I started this post as a thread on twitter before I realized I wanted to get a little bit more longform with it (honestly probably within the scope of a twitter thread, but still) so I'm moving it over here instead.
one of my favorite things in media criticism (both in reviews by non-experts, like readers on goodreads or viewers on letterboxd, AND in published criticism by professional media analysts) is when someone complains about something being too heavyhanded, lacking in subtlety, etc. but they've also CLEARLY missed the actual point of the work they're criticizing.
I think this comes from people mistaking a story's ASSUMPTIONS with a story's THEME. as an example, I'll go back to my absolute favorite (read: most infuriating) example of a ludicrous number of ostensibly intelligent, educated, literate people missing the actual point of a movie: The Last Duel.
a lot of people complained that The Last Duel was a heavyhanded rape morality tale, that the "point" or "message" of the movie was "rape is bad". but that was not the message of the movie. that was an assumption the movie made that sensible viewers would know. the movie assumes a baseline shared understanding of "rape is bad" in order to get to its actual theme, about how people can be rapists while deluding themselves into sincerely believing that they are heroes and romantics, how people maintain ideals even while their behavior doesn't live up to them.
but people got so hung up on "why is this movie trying so hard to tell me that rape is bad?
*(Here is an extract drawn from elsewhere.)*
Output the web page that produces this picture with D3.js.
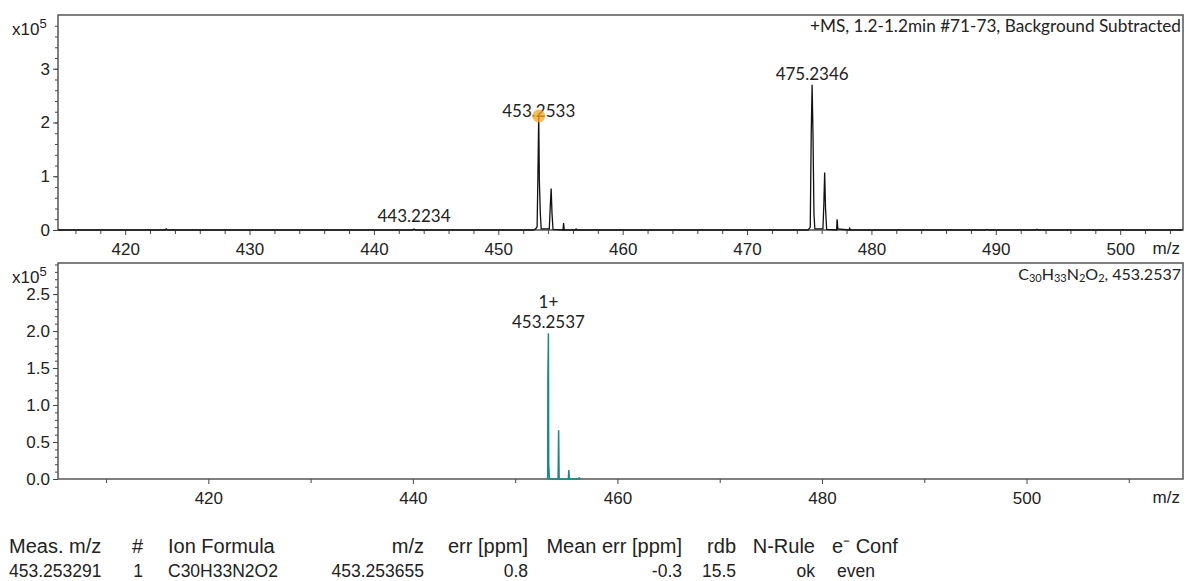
<!DOCTYPE html>
<html>
<head>
<meta charset="utf-8">
<script src="https://cdn.jsdelivr.net/npm/d3@7"></script>
<style>
  body { margin: 0; background: #fff; }
  svg text { fill: #222; }
</style>
</head>
<body>
<div id="chart"></div>
<script>
// measured spectrum, profile points [m/z, intensity x1e5]
const measProfile = [
  [414.6, 0], [423.2, 0], [423.3, 0.02], [423.4, 0],
  [443.1, 0], [443.22, 0.02], [443.35, 0],
  [452.8, 0], [453.0, 0.02], [453.12, 0.06], [453.18, 0.93], [453.25, 2.14], [453.3, 0.93],
  [453.38, 0.3], [453.45, 0.02], [453.6, 0.02], [454.1, 0.02], [454.17, 0.4], [454.25, 0.77],
  [454.32, 0.3], [454.4, 0.01], [455.2, 0], [455.25, 0.13], [455.3, 0],
  [456.2, 0], [456.25, 0.02], [456.3, 0],
  [474.9, 0], [475.08, 0.05], [475.16, 1.8], [475.23, 2.7], [475.3, 1.8], [475.38, 0.3],
  [475.45, 0.02], [476.1, 0.02], [476.17, 0.45], [476.24, 1.07], [476.31, 0.4], [476.4, 0.01],
  [477.2, 0], [477.24, 0.2], [477.3, 0.02], [478.2, 0], [478.25, 0.03], [478.3, 0],
  [489.2, 0], [489.3, 0.01], [489.4, 0], [493.2, 0], [493.3, 0.015], [493.4, 0], [505, 0]
];
// simulated isotope pattern C30H33N2O2
const simProfile = [
  [453.1, 0], [453.18, 0.02], [453.2, 1.33], [453.25, 1.97], [453.28, 0.2], [453.35, 0],
  [454.2, 0], [454.25, 0.66], [454.3, 0], [455.2, 0], [455.25, 0.12], [455.3, 0],
  [456.2, 0], [456.26, 0.015], [456.4, 0]
];
const measLabels = [
  { mz: 453.2533, y: 2.14, text: "453.2533" },
  { mz: 475.2346, y: 2.7, text: "475.2346" },
  { mz: 443.2234, y: 0.02, text: "443.2234" }
];
const measLabelDy = [2, -5, -7];
const simLabels = [{ mz: 453.2537, y: 1.97, lines: ["1+", "453.2537"] }];
const markedPeak = [{ mz: 453.2533, y: 2.14 }];

const topXMajor = [420, 430, 440, 450, 460, 470, 480, 490, 500];
const topXMinor = [416, 418, 422, 424, 426, 428, 432, 434, 436, 438, 442, 444, 446, 448, 452, 454, 456, 458,
  462, 464, 466, 468, 472, 474, 476, 478, 482, 484, 486, 488, 492, 494, 496, 498, 502, 504];
const topYMajor = [0, 1, 2, 3];
const botXMajor = [420, 440, 460, 480, 500];
const botXMinor = [410, 430, 450, 470, 490, 510];
const botYMajor = [0, 0.5, 1.0, 1.5, 2.0, 2.5];

const tableHead = ["Meas. m/z", "#", "Ion Formula", "m/z", "err [ppm]", "Mean err [ppm]", "rdb", "N-Rule", "e\u207B Conf"];
const tableRow = ["453.253291", "1", "C30H33N2O2", "453.253655", "0.8", "-0.3", "15.5", "ok", "even"];

const width = 1186, height = 581;
const svg = d3.select("#chart").append("svg").attr("width", width).attr("height", height);

const left = 58, right = 1183;
const axisFont = "'Liberation Sans', Arial, sans-serif";
const annoFont = "Lato, 'Open Sans', sans-serif";

function panel(opt) {
  const x = d3.scaleLinear().domain(opt.xDomain).range([left, right]);
  const y = d3.scaleLinear().domain(opt.yDomain).range([opt.bottom, opt.top]);
  const g = svg.append("g");

  // x axis minor + major
  g.append("g").attr("transform", `translate(0,${opt.bottom})`)
    .call(d3.axisBottom(x).tickValues(opt.xMinor).tickSize(4).tickFormat(""))
    .call(s => s.select(".domain").remove());
  g.append("g").attr("transform", `translate(0,${opt.bottom})`)
    .call(d3.axisBottom(x).tickValues(opt.xMajor).tickSize(5).tickPadding(8).tickFormat(d3.format("d")))
    .call(s => s.select(".domain").remove())
    .call(s => s.selectAll("text").attr("font-size", 17).attr("font-family", axisFont).attr("fill", "#222"));

  // y axis minor + major
  g.append("g").attr("transform", `translate(${left},0)`)
    .call(d3.axisLeft(y).tickValues(d3.range(0, opt.yDomain[1], opt.yMinorStep)).tickSize(3).tickFormat(""))
    .call(s => s.select(".domain").remove());
  g.append("g").attr("transform", `translate(${left},0)`)
    .call(d3.axisLeft(y).tickValues(opt.yMajor).tickSize(5).tickPadding(3).tickFormat(opt.yFormat))
    .call(s => s.select(".domain").remove())
    .call(s => s.selectAll("text").attr("font-size", 17).attr("font-family", axisFont).attr("fill", "#222"));

  g.selectAll(".tick line").attr("stroke", "#444");

  // frame
  g.append("rect").attr("x", left).attr("y", opt.top)
    .attr("width", right - left).attr("height", opt.bottom - opt.top)
    .attr("fill", "none").attr("stroke", "#555").attr("stroke-width", 1.5);

  // x10^5
  const ex = g.append("text").attr("x", 12).attr("y", opt.expY)
    .attr("font-family", axisFont).attr("font-size", 17);
  ex.append("tspan").text("x10");
  ex.append("tspan").attr("dy", -7).attr("font-size", 13).text("5");

  // m/z
  g.append("text").attr("x", 1180).attr("y", opt.bottom + 24).attr("text-anchor", "end")
    .attr("font-family", axisFont).attr("font-size", 17).text("m/z");

  return { g, x, y };
}

// ---- top panel: measured spectrum
const topP = panel({
  xDomain: [414.6, 505.05], yDomain: [0, 4], top: 15, bottom: 230,
  xMajor: topXMajor, xMinor: topXMinor, yMajor: topYMajor, yMinorStep: 0.2,
  yFormat: d3.format("d"), expY: 35
});

topP.g.append("path").datum(measProfile)
  .attr("d", d3.line().x(d => topP.x(d[0])).y(d => topP.y(d[1])))
  .attr("fill", "none").attr("stroke", "#111").attr("stroke-width", 1.3);

topP.g.selectAll(".lbl").data(measLabels).enter().append("text")
  .attr("x", d => topP.x(d.mz)).attr("y", (d, i) => topP.y(d.y) + measLabelDy[i])
  .attr("text-anchor", "middle").attr("font-family", annoFont).attr("font-size", 17)
  .text(d => d.text);

topP.g.selectAll(".mark").data(markedPeak).enter().append("circle")
  .attr("cx", d => topP.x(d.mz)).attr("cy", d => topP.y(d.y) + 1).attr("r", 6.5)
  .attr("fill", "#f5a623").attr("fill-opacity", 0.75);

topP.g.append("text").attr("x", 1181).attr("y", 32).attr("text-anchor", "end")
  .attr("font-family", annoFont).attr("font-size", 17.2)
  .text("+MS, 1.2-1.2min #71-73, Background Subtracted");

// ---- bottom panel: simulated pattern
const botP = panel({
  xDomain: [405.3, 515.3], yDomain: [0, 2.92], top: 263, bottom: 479,
  xMajor: botXMajor, xMinor: botXMinor, yMajor: botYMajor, yMinorStep: 0.1,
  yFormat: d3.format(".1f"), expY: 283
});

botP.g.append("path").datum(simProfile)
  .attr("d", d3.line().x(d => botP.x(d[0])).y(d => botP.y(d[1])))
  .attr("fill", "none").attr("stroke", "#1b8a86").attr("stroke-width", 1.5);

const sl = botP.g.selectAll(".slbl").data(simLabels).enter().append("text")
  .attr("text-anchor", "middle").attr("font-family", annoFont).attr("font-size", 17);
sl.append("tspan").attr("x", d => botP.x(d.mz)).attr("y", d => botP.y(d.y) - 25).text(d => d.lines[0]);
sl.append("tspan").attr("x", d => botP.x(d.mz)).attr("y", d => botP.y(d.y) - 5).text(d => d.lines[1]);

const ft = botP.g.append("text").attr("x", 1181).attr("y", 280).attr("text-anchor", "end")
  .attr("font-family", annoFont).attr("font-size", 16);
[["C"], ["30", 1], ["H"], ["33", 1], ["N"], ["2", 1], ["O"], ["2", 1], [", 453.2537"]].forEach(p => {
  ft.append("tspan").attr("font-size", p[1] ? 11 : 16)
    .attr("baseline-shift", p[1] ? "-15%" : null).text(p[0]);
});

// ---- results table
const colX = [9, 143, 168, 424, 528, 682, 736, 815, 832];
const colAnchor = ["start", "end", "start", "end", "end", "end", "end", "end", "start"];
const rowX = [9, 143, 168, 424, 528, 682, 736, 815, 837];
const tbl = svg.append("g").attr("font-family", axisFont);
tbl.selectAll(".th").data(tableHead).enter().append("text")
  .attr("x", (d, i) => colX[i]).attr("y", 553).attr("text-anchor", (d, i) => colAnchor[i])
  .attr("font-size", 20).text(d => d);
tbl.selectAll(".td").data(tableRow).enter().append("text")
  .attr("x", (d, i) => rowX[i]).attr("y", 577).attr("text-anchor", (d, i) => colAnchor[i])
  .attr("font-size", 17.5).text(d => d);
</script>
</body>
</html>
I already know that!" that they COMPLETELY missed that that wasn't what the movie was trying to say at all, and the ACTUAL theme of hypocrisy and pride went over their heads completely.
and I WISH I knew where this came from, where people are so certain that only the most surface information presented by a story is "the theme" or "what it's really saying". it feels related but distinct from the phenomenon of "[movie name] ending explained" youtube videos where people need even actual children's movies explained to them like a puzzle box rather than as a narrative (seeing "Encanto ending explained" presented with all earnestness is my Joker origin story)
I feel like such a snob when I complain about this, too, like this ridiculous infantilization of media for adults, and adults still failing to meet even that bar of interpretation, and this awful cycle of everything getting DUMBER, but fuck it! everyone is a snob about something, so I guess this is mine!